- What is required -
Without the pictures, extract every line from the start of the material to the line containing "import plotly.graph_objects as go", both ends included.

- Dataset content -

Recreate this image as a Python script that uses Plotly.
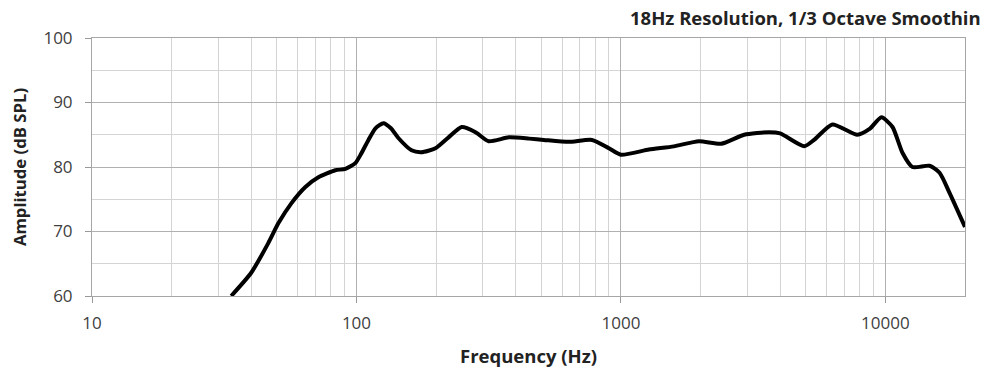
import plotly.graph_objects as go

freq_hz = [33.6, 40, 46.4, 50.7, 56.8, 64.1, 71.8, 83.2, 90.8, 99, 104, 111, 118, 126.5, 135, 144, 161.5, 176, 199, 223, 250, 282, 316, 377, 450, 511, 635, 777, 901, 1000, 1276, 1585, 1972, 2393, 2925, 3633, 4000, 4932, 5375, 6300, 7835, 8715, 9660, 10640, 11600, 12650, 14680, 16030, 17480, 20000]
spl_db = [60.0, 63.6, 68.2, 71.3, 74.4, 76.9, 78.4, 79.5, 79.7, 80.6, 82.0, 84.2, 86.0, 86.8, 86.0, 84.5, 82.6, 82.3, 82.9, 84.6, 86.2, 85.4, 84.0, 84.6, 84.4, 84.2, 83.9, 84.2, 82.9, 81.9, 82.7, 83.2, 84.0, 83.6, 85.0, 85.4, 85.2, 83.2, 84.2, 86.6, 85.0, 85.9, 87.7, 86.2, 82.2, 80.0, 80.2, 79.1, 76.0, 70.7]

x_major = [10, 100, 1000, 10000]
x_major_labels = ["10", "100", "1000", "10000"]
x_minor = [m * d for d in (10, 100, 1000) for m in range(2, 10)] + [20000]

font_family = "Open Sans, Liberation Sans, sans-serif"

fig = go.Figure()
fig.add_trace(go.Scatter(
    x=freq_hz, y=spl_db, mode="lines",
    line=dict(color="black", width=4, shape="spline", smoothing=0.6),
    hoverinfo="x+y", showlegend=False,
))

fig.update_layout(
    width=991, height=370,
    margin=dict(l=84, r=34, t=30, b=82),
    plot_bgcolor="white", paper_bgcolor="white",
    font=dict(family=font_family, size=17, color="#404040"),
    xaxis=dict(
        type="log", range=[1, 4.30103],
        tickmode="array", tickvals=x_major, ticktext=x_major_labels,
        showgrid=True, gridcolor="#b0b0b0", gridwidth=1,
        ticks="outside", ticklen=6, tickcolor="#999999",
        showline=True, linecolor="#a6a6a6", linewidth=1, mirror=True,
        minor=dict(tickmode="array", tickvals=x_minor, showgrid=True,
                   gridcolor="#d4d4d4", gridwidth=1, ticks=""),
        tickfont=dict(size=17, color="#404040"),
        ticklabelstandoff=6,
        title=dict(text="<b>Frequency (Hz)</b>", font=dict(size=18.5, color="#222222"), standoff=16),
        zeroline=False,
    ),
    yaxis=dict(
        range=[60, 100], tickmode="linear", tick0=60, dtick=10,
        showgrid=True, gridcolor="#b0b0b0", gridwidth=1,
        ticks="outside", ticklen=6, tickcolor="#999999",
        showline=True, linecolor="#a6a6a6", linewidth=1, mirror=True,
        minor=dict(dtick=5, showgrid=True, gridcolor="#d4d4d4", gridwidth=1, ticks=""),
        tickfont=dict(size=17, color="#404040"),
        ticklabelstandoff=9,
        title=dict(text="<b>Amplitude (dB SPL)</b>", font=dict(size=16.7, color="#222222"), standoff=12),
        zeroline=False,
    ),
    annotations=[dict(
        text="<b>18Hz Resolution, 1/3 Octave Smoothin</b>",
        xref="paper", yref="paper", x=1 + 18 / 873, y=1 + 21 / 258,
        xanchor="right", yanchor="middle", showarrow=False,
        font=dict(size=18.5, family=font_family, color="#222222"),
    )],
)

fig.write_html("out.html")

- Correct response -
Recreate this image as a Python script that uses Plotly.
import plotly.graph_objects as go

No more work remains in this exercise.